### Description of the task
Images are not part of the copy; write out the rest of the data exactly as given.

— begin Provided data —

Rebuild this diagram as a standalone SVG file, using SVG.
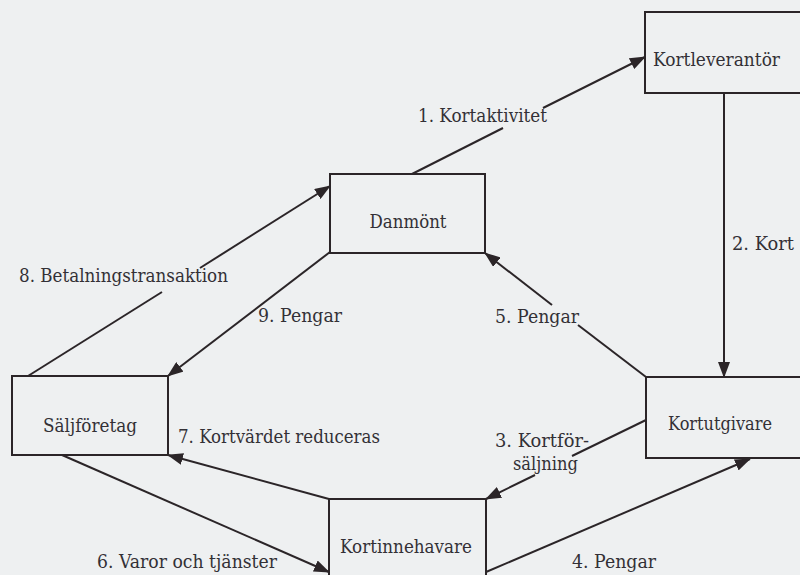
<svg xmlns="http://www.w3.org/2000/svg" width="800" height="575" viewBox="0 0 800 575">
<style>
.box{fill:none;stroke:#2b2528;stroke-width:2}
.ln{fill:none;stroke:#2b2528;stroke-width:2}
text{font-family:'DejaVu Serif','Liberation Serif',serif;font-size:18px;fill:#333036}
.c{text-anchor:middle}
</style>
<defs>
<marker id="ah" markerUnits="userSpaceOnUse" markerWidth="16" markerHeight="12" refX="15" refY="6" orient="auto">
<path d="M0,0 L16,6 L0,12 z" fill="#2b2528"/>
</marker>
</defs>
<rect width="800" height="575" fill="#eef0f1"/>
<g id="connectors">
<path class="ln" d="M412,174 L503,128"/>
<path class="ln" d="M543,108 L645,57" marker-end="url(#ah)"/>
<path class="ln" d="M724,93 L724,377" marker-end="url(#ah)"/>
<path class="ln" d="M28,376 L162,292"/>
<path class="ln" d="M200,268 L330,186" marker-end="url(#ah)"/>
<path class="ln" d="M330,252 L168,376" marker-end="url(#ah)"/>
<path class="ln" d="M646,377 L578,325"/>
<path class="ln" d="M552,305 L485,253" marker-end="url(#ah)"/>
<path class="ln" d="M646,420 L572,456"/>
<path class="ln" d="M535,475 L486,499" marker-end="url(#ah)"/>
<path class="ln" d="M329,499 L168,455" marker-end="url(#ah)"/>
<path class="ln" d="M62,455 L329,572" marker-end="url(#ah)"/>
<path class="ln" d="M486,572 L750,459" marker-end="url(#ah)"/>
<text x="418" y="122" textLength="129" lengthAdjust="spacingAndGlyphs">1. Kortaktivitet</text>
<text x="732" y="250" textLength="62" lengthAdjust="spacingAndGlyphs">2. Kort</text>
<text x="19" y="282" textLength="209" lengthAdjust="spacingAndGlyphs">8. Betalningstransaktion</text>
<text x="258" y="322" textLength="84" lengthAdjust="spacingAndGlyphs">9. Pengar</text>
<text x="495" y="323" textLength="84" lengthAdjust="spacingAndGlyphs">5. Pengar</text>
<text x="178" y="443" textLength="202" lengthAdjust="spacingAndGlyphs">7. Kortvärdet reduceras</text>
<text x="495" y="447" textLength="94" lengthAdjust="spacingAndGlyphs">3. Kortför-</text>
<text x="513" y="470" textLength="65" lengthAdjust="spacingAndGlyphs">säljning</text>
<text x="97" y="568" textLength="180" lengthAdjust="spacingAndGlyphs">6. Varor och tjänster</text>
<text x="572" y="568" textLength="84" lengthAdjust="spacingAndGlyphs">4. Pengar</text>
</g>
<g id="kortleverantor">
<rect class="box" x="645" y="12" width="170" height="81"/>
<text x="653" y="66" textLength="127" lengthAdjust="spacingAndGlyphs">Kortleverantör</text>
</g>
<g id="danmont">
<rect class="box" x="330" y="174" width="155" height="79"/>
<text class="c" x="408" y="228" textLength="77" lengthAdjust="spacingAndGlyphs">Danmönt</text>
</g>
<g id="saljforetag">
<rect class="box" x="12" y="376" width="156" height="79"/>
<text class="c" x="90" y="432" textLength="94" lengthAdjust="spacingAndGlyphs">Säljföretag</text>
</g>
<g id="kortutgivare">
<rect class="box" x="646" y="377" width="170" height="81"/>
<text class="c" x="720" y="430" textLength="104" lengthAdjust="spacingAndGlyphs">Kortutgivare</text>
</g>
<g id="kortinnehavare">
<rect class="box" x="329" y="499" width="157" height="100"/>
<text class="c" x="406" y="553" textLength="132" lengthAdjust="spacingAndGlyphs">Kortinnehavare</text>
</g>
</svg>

— end Provided data —

### Answer below
Rebuild this diagram as a standalone SVG file, using SVG.
<svg xmlns="http://www.w3.org/2000/svg" width="800" height="575" viewBox="0 0 800 575">
<style>
.box{fill:none;stroke:#2b2528;stroke-width:2}
.ln{fill:none;stroke:#2b2528;stroke-width:2}
text{font-family:'DejaVu Serif','Liberation Serif',serif;font-size:18px;fill:#333036}
.c{text-anchor:middle}
</style>
<defs>
<marker id="ah" markerUnits="userSpaceOnUse" markerWidth="16" markerHeight="12" refX="15" refY="6" orient="auto">
<path d="M0,0 L16,6 L0,12 z" fill="#2b2528"/>
</marker>
</defs>
<rect width="800" height="575" fill="#eef0f1"/>
<g id="connectors">
<path class="ln" d="M412,174 L503,128"/>
<path class="ln" d="M543,108 L645,57" marker-end="url(#ah)"/>
<path class="ln" d="M724,93 L724,377" marker-end="url(#ah)"/>
<path class="ln" d="M28,376 L162,292"/>
<path class="ln" d="M200,268 L330,186" marker-end="url(#ah)"/>
<path class="ln" d="M330,252 L168,376" marker-end="url(#ah)"/>
<path class="ln" d="M646,377 L578,325"/>
<path class="ln" d="M552,305 L485,253" marker-end="url(#ah)"/>
<path class="ln" d="M646,420 L572,456"/>
<path class="ln" d="M535,475 L486,499" marker-end="url(#ah)"/>
<path class="ln" d="M329,499 L168,455" marker-end="url(#ah)"/>
<path class="ln" d="M62,455 L329,572" marker-end="url(#ah)"/>
<path class="ln" d="M486,572 L750,459" marker-end="url(#ah)"/>
<text x="418" y="122" textLength="129" lengthAdjust="spacingAndGlyphs">1. Kortaktivitet</text>
<text x="732" y="250" textLength="62" lengthAdjust="spacingAndGlyphs">2. Kort</text>
<text x="19" y="282" textLength="209" lengthAdjust="spacingAndGlyphs">8. Betalningstransaktion</text>
<text x="258" y="322" textLength="84" lengthAdjust="spacingAndGlyphs">9. Pengar</text>
<text x="495" y="323" textLength="84" lengthAdjust="spacingAndGlyphs">5. Pengar</text>
<text x="178" y="443" textLength="202" lengthAdjust="spacingAndGlyphs">7. Kortvärdet reduceras</text>
<text x="495" y="447" textLength="94" lengthAdjust="spacingAndGlyphs">3. Kortför-</text>
<text x="513" y="470" textLength="65" lengthAdjust="spacingAndGlyphs">säljning</text>
<text x="97" y="568" textLength="180" lengthAdjust="spacingAndGlyphs">6. Varor och tjänster</text>
<text x="572" y="568" textLength="84" lengthAdjust="spacingAndGlyphs">4. Pengar</text>
</g>
<g id="kortleverantor">
<rect class="box" x="645" y="12" width="170" height="81"/>
<text x="653" y="66" textLength="127" lengthAdjust="spacingAndGlyphs">Kortleverantör</text>
</g>
<g id="danmont">
<rect class="box" x="330" y="174" width="155" height="79"/>
<text class="c" x="408" y="228" textLength="77" lengthAdjust="spacingAndGlyphs">Danmönt</text>
</g>
<g id="saljforetag">
<rect class="box" x="12" y="376" width="156" height="79"/>
<text class="c" x="90" y="432" textLength="94" lengthAdjust="spacingAndGlyphs">Säljföretag</text>
</g>
<g id="kortutgivare">
<rect class="box" x="646" y="377" width="170" height="81"/>
<text class="c" x="720" y="430" textLength="104" lengthAdjust="spacingAndGlyphs">Kortutgivare</text>
</g>
<g id="kortinnehavare">
<rect class="box" x="329" y="499" width="157" height="100"/>
<text class="c" x="406" y="553" textLength="132" lengthAdjust="spacingAndGlyphs">Kortinnehavare</text>
</g>
</svg>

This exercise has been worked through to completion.